> **Given instruction**
Output, word for word, every line from the start of the listing down to and including the line that contains "const font = 'Liberation"; include nothing else.

## start Supplied data

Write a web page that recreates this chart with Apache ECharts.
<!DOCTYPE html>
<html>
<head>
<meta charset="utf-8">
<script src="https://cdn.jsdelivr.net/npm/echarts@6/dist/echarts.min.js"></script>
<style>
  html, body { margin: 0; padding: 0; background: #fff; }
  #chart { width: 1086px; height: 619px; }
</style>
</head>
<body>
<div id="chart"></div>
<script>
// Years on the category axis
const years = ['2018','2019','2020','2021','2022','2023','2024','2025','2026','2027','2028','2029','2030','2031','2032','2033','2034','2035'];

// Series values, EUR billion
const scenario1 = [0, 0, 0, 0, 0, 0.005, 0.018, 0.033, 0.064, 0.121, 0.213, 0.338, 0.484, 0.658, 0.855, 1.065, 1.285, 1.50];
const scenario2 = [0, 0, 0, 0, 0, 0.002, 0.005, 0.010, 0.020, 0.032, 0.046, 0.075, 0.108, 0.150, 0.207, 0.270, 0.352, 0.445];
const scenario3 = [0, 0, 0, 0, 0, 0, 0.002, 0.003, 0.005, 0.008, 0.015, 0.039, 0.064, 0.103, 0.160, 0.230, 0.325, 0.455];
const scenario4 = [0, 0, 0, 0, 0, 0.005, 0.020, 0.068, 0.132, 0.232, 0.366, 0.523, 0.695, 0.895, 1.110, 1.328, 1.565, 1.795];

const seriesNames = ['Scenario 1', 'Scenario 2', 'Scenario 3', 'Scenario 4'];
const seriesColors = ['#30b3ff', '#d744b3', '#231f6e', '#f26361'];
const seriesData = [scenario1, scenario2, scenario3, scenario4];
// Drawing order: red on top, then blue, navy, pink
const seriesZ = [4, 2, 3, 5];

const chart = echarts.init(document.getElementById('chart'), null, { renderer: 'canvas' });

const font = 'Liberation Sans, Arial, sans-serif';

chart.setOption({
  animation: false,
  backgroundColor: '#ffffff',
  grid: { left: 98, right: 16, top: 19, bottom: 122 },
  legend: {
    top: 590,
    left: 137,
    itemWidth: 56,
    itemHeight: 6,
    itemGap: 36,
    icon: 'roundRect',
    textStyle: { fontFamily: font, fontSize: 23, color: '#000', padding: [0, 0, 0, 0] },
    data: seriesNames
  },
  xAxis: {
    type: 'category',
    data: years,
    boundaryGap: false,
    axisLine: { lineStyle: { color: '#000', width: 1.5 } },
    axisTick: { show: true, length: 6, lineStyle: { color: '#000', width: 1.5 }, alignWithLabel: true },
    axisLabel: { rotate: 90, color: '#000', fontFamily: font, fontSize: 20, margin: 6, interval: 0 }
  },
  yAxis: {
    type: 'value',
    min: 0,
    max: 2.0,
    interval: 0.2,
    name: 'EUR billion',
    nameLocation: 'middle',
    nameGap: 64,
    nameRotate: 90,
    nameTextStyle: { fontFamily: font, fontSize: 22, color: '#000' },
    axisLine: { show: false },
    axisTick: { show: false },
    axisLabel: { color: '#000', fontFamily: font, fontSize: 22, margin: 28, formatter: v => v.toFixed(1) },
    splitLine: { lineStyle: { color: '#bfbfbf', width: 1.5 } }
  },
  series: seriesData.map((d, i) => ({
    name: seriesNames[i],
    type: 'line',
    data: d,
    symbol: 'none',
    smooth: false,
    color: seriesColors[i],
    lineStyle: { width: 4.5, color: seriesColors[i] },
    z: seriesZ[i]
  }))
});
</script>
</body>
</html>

## end Supplied data

> **Task output**
Write a web page that recreates this chart with Apache ECharts.
<!DOCTYPE html>
<html>
<head>
<meta charset="utf-8">
<script src="https://cdn.jsdelivr.net/npm/echarts@6/dist/echarts.min.js"></script>
<style>
  html, body { margin: 0; padding: 0; background: #fff; }
  #chart { width: 1086px; height: 619px; }
</style>
</head>
<body>
<div id="chart"></div>
<script>
// Years on the category axis
const years = ['2018','2019','2020','2021','2022','2023','2024','2025','2026','2027','2028','2029','2030','2031','2032','2033','2034','2035'];

// Series values, EUR billion
const scenario1 = [0, 0, 0, 0, 0, 0.005, 0.018, 0.033, 0.064, 0.121, 0.213, 0.338, 0.484, 0.658, 0.855, 1.065, 1.285, 1.50];
const scenario2 = [0, 0, 0, 0, 0, 0.002, 0.005, 0.010, 0.020, 0.032, 0.046, 0.075, 0.108, 0.150, 0.207, 0.270, 0.352, 0.445];
const scenario3 = [0, 0, 0, 0, 0, 0, 0.002, 0.003, 0.005, 0.008, 0.015, 0.039, 0.064, 0.103, 0.160, 0.230, 0.325, 0.455];
const scenario4 = [0, 0, 0, 0, 0, 0.005, 0.020, 0.068, 0.132, 0.232, 0.366, 0.523, 0.695, 0.895, 1.110, 1.328, 1.565, 1.795];

const seriesNames = ['Scenario 1', 'Scenario 2', 'Scenario 3', 'Scenario 4'];
const seriesColors = ['#30b3ff', '#d744b3', '#231f6e', '#f26361'];
const seriesData = [scenario1, scenario2, scenario3, scenario4];
// Drawing order: red on top, then blue, navy, pink
const seriesZ = [4, 2, 3, 5];

const chart = echarts.init(document.getElementById('chart'), null, { renderer: 'canvas' });

const font = 'Liberation Sans, Arial, sans-serif';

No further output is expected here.